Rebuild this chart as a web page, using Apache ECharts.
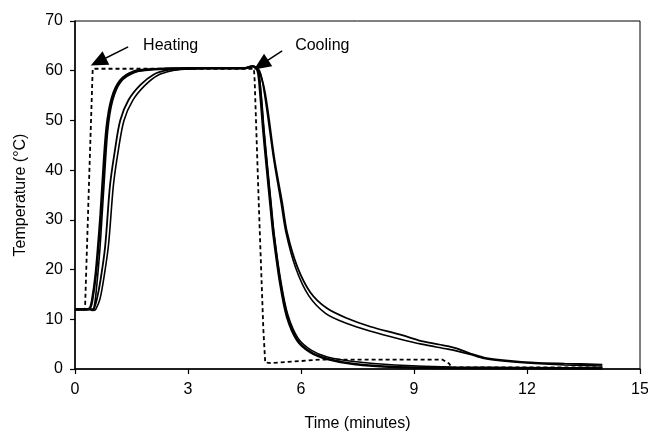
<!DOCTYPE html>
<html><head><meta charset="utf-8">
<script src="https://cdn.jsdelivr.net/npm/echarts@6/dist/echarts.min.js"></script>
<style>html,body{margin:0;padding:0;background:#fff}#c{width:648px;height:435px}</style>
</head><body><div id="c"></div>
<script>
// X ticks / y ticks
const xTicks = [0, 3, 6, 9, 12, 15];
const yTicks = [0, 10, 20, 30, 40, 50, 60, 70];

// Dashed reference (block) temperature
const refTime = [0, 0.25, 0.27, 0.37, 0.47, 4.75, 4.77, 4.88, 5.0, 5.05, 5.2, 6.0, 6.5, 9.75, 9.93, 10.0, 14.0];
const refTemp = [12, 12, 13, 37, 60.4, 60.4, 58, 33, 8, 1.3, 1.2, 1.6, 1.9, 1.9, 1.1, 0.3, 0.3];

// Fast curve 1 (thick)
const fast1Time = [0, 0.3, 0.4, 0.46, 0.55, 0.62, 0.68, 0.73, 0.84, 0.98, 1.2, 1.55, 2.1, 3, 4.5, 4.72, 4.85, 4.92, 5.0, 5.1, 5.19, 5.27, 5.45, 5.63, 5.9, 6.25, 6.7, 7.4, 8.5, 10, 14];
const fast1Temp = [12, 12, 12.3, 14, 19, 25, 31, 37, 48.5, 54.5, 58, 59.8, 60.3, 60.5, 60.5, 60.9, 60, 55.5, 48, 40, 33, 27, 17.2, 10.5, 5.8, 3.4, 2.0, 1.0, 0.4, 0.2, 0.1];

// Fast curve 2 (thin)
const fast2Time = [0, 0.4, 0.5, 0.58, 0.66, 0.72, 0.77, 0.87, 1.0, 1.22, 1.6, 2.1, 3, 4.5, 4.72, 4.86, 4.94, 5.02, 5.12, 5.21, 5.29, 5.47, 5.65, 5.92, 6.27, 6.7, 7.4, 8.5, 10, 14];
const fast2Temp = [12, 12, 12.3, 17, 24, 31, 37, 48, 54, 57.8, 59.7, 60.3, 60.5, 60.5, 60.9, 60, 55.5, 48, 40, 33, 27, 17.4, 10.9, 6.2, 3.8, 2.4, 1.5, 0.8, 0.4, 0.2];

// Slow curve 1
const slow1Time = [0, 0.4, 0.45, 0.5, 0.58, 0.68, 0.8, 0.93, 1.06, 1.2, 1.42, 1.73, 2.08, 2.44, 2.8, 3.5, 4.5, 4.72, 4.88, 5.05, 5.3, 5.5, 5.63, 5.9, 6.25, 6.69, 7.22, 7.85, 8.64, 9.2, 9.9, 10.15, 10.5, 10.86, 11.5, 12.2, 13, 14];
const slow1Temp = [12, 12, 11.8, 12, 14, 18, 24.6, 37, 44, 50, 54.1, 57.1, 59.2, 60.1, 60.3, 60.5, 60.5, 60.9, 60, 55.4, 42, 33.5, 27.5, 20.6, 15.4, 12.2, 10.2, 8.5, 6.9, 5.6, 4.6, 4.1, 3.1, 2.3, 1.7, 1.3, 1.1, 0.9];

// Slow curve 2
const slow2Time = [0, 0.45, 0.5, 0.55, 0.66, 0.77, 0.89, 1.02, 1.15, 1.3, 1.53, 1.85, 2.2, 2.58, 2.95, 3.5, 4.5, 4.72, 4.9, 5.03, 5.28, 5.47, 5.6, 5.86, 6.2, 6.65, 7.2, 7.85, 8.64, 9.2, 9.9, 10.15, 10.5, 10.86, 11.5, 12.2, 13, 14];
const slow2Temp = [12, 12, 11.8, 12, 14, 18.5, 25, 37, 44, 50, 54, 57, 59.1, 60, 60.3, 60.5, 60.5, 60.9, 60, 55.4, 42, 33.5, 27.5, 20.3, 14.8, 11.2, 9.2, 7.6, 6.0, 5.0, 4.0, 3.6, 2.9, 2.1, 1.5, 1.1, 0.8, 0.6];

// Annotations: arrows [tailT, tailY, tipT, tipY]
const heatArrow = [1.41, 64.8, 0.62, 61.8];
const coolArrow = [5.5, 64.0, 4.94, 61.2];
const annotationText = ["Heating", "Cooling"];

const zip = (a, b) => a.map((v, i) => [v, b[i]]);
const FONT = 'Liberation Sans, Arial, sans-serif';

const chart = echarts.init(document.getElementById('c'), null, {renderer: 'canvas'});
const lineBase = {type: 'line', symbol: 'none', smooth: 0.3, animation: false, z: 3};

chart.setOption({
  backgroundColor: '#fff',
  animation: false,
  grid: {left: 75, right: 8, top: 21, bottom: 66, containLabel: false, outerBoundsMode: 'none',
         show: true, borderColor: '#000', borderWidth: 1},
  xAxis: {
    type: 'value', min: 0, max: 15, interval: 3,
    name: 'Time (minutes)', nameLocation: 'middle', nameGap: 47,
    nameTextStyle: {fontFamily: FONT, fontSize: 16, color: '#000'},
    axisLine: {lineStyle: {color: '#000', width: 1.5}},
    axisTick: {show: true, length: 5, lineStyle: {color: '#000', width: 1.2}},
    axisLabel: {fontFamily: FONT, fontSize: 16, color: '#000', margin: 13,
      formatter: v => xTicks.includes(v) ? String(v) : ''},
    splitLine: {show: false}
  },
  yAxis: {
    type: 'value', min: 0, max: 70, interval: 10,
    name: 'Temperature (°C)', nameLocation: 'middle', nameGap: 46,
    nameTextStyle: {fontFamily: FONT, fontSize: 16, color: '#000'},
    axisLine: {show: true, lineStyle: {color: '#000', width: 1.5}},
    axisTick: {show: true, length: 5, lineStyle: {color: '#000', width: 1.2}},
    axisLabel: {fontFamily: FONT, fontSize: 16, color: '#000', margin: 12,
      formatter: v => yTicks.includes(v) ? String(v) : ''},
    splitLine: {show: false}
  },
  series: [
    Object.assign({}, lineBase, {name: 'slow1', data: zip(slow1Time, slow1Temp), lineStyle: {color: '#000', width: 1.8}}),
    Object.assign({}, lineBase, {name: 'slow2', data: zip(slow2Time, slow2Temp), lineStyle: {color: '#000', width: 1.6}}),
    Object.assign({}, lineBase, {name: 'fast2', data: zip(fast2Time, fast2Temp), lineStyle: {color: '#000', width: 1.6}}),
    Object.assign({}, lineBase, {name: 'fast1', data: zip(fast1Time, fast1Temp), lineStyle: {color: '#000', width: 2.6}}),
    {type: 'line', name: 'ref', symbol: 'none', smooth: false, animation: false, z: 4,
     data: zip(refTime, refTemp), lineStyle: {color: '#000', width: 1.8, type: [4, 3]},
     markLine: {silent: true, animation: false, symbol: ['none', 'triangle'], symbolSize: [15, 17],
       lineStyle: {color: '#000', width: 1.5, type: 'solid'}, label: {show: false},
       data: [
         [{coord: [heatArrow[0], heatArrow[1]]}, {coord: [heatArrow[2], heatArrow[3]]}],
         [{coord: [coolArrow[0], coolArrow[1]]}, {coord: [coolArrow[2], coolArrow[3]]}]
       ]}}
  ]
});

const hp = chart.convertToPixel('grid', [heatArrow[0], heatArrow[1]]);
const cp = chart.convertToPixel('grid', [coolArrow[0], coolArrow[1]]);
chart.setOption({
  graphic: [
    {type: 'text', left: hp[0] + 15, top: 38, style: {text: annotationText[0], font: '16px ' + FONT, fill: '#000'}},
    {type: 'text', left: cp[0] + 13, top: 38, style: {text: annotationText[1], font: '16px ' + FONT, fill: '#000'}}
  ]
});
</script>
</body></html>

# WRITTEN PROBLEM:
Restate the whole listing above exactly, except for its images.

# SOLUTION BELOW:
Rebuild this chart as a web page, using Apache ECharts.
<!DOCTYPE html>
<html><head><meta charset="utf-8">
<script src="https://cdn.jsdelivr.net/npm/echarts@6/dist/echarts.min.js"></script>
<style>html,body{margin:0;padding:0;background:#fff}#c{width:648px;height:435px}</style>
</head><body><div id="c"></div>
<script>
// X ticks / y ticks
const xTicks = [0, 3, 6, 9, 12, 15];
const yTicks = [0, 10, 20, 30, 40, 50, 60, 70];

// Dashed reference (block) temperature
const refTime = [0, 0.25, 0.27, 0.37, 0.47, 4.75, 4.77, 4.88, 5.0, 5.05, 5.2, 6.0, 6.5, 9.75, 9.93, 10.0, 14.0];
const refTemp = [12, 12, 13, 37, 60.4, 60.4, 58, 33, 8, 1.3, 1.2, 1.6, 1.9, 1.9, 1.1, 0.3, 0.3];

// Fast curve 1 (thick)
const fast1Time = [0, 0.3, 0.4, 0.46, 0.55, 0.62, 0.68, 0.73, 0.84, 0.98, 1.2, 1.55, 2.1, 3, 4.5, 4.72, 4.85, 4.92, 5.0, 5.1, 5.19, 5.27, 5.45, 5.63, 5.9, 6.25, 6.7, 7.4, 8.5, 10, 14];
const fast1Temp = [12, 12, 12.3, 14, 19, 25, 31, 37, 48.5, 54.5, 58, 59.8, 60.3, 60.5, 60.5, 60.9, 60, 55.5, 48, 40, 33, 27, 17.2, 10.5, 5.8, 3.4, 2.0, 1.0, 0.4, 0.2, 0.1];

// Fast curve 2 (thin)
const fast2Time = [0, 0.4, 0.5, 0.58, 0.66, 0.72, 0.77, 0.87, 1.0, 1.22, 1.6, 2.1, 3, 4.5, 4.72, 4.86, 4.94, 5.02, 5.12, 5.21, 5.29, 5.47, 5.65, 5.92, 6.27, 6.7, 7.4, 8.5, 10, 14];
const fast2Temp = [12, 12, 12.3, 17, 24, 31, 37, 48, 54, 57.8, 59.7, 60.3, 60.5, 60.5, 60.9, 60, 55.5, 48, 40, 33, 27, 17.4, 10.9, 6.2, 3.8, 2.4, 1.5, 0.8, 0.4, 0.2];

// Slow curve 1
const slow1Time = [0, 0.4, 0.45, 0.5, 0.58, 0.68, 0.8, 0.93, 1.06, 1.2, 1.42, 1.73, 2.08, 2.44, 2.8, 3.5, 4.5, 4.72, 4.88, 5.05, 5.3, 5.5, 5.63, 5.9, 6.25, 6.69, 7.22, 7.85, 8.64, 9.2, 9.9, 10.15, 10.5, 10.86, 11.5, 12.2, 13, 14];
const slow1Temp = [12, 12, 11.8, 12, 14, 18, 24.6, 37, 44, 50, 54.1, 57.1, 59.2, 60.1, 60.3, 60.5, 60.5, 60.9, 60, 55.4, 42, 33.5, 27.5, 20.6, 15.4, 12.2, 10.2, 8.5, 6.9, 5.6, 4.6, 4.1, 3.1, 2.3, 1.7, 1.3, 1.1, 0.9];

// Slow curve 2
const slow2Time = [0, 0.45, 0.5, 0.55, 0.66, 0.77, 0.89, 1.02, 1.15, 1.3, 1.53, 1.85, 2.2, 2.58, 2.95, 3.5, 4.5, 4.72, 4.9, 5.03, 5.28, 5.47, 5.6, 5.86, 6.2, 6.65, 7.2, 7.85, 8.64, 9.2, 9.9, 10.15, 10.5, 10.86, 11.5, 12.2, 13, 14];
const slow2Temp = [12, 12, 11.8, 12, 14, 18.5, 25, 37, 44, 50, 54, 57, 59.1, 60, 60.3, 60.5, 60.5, 60.9, 60, 55.4, 42, 33.5, 27.5, 20.3, 14.8, 11.2, 9.2, 7.6, 6.0, 5.0, 4.0, 3.6, 2.9, 2.1, 1.5, 1.1, 0.8, 0.6];

// Annotations: arrows [tailT, tailY, tipT, tipY]
const heatArrow = [1.41, 64.8, 0.62, 61.8];
const coolArrow = [5.5, 64.0, 4.94, 61.2];
const annotationText = ["Heating", "Cooling"];

const zip = (a, b) => a.map((v, i) => [v, b[i]]);
const FONT = 'Liberation Sans, Arial, sans-serif';

const chart = echarts.init(document.getElementById('c'), null, {renderer: 'canvas'});
const lineBase = {type: 'line', symbol: 'none', smooth: 0.3, animation: false, z: 3};

chart.setOption({
  backgroundColor: '#fff',
  animation: false,
  grid: {left: 75, right: 8, top: 21, bottom: 66, containLabel: false, outerBoundsMode: 'none',
         show: true, borderColor: '#000', borderWidth: 1},
  xAxis: {
    type: 'value', min: 0, max: 15, interval: 3,
    name: 'Time (minutes)', nameLocation: 'middle', nameGap: 47,
    nameTextStyle: {fontFamily: FONT, fontSize: 16, color: '#000'},
    axisLine: {lineStyle: {color: '#000', width: 1.5}},
    axisTick: {show: true, length: 5, lineStyle: {color: '#000', width: 1.2}},
    axisLabel: {fontFamily: FONT, fontSize: 16, color: '#000', margin: 13,
      formatter: v => xTicks.includes(v) ? String(v) : ''},
    splitLine: {show: false}
  },
  yAxis: {
    type: 'value', min: 0, max: 70, interval: 10,
    name: 'Temperature (°C)', nameLocation: 'middle', nameGap: 46,
    nameTextStyle: {fontFamily: FONT, fontSize: 16, color: '#000'},
    axisLine: {show: true, lineStyle: {color: '#000', width: 1.5}},
    axisTick: {show: true, length: 5, lineStyle: {color: '#000', width: 1.2}},
    axisLabel: {fontFamily: FONT, fontSize: 16, color: '#000', margin: 12,
      formatter: v => yTicks.includes(v) ? String(v) : ''},
    splitLine: {show: false}
  },
  series: [
    Object.assign({}, lineBase, {name: 'slow1', data: zip(slow1Time, slow1Temp), lineStyle: {color: '#000', width: 1.8}}),
    Object.assign({}, lineBase, {name: 'slow2', data: zip(slow2Time, slow2Temp), lineStyle: {color: '#000', width: 1.6}}),
    Object.assign({}, lineBase, {name: 'fast2', data: zip(fast2Time, fast2Temp), lineStyle: {color: '#000', width: 1.6}}),
    Object.assign({}, lineBase, {name: 'fast1', data: zip(fast1Time, fast1Temp), lineStyle: {color: '#000', width: 2.6}}),
    {type: 'line', name: 'ref', symbol: 'none', smooth: false, animation: false, z: 4,
     data: zip(refTime, refTemp), lineStyle: {color: '#000', width: 1.8, type: [4, 3]},
     markLine: {silent: true, animation: false, symbol: ['none', 'triangle'], symbolSize: [15, 17],
       lineStyle: {color: '#000', width: 1.5, type: 'solid'}, label: {show: false},
       data: [
         [{coord: [heatArrow[0], heatArrow[1]]}, {coord: [heatArrow[2], heatArrow[3]]}],
         [{coord: [coolArrow[0], coolArrow[1]]}, {coord: [coolArrow[2], coolArrow[3]]}]
       ]}}
  ]
});

const hp = chart.convertToPixel('grid', [heatArrow[0], heatArrow[1]]);
const cp = chart.convertToPixel('grid', [coolArrow[0], coolArrow[1]]);
chart.setOption({
  graphic: [
    {type: 'text', left: hp[0] + 15, top: 38, style: {text: annotationText[0], font: '16px ' + FONT, fill: '#000'}},
    {type: 'text', left: cp[0] + 13, top: 38, style: {text: annotationText[1], font: '16px ' + FONT, fill: '#000'}}
  ]
});
</script>
</body></html>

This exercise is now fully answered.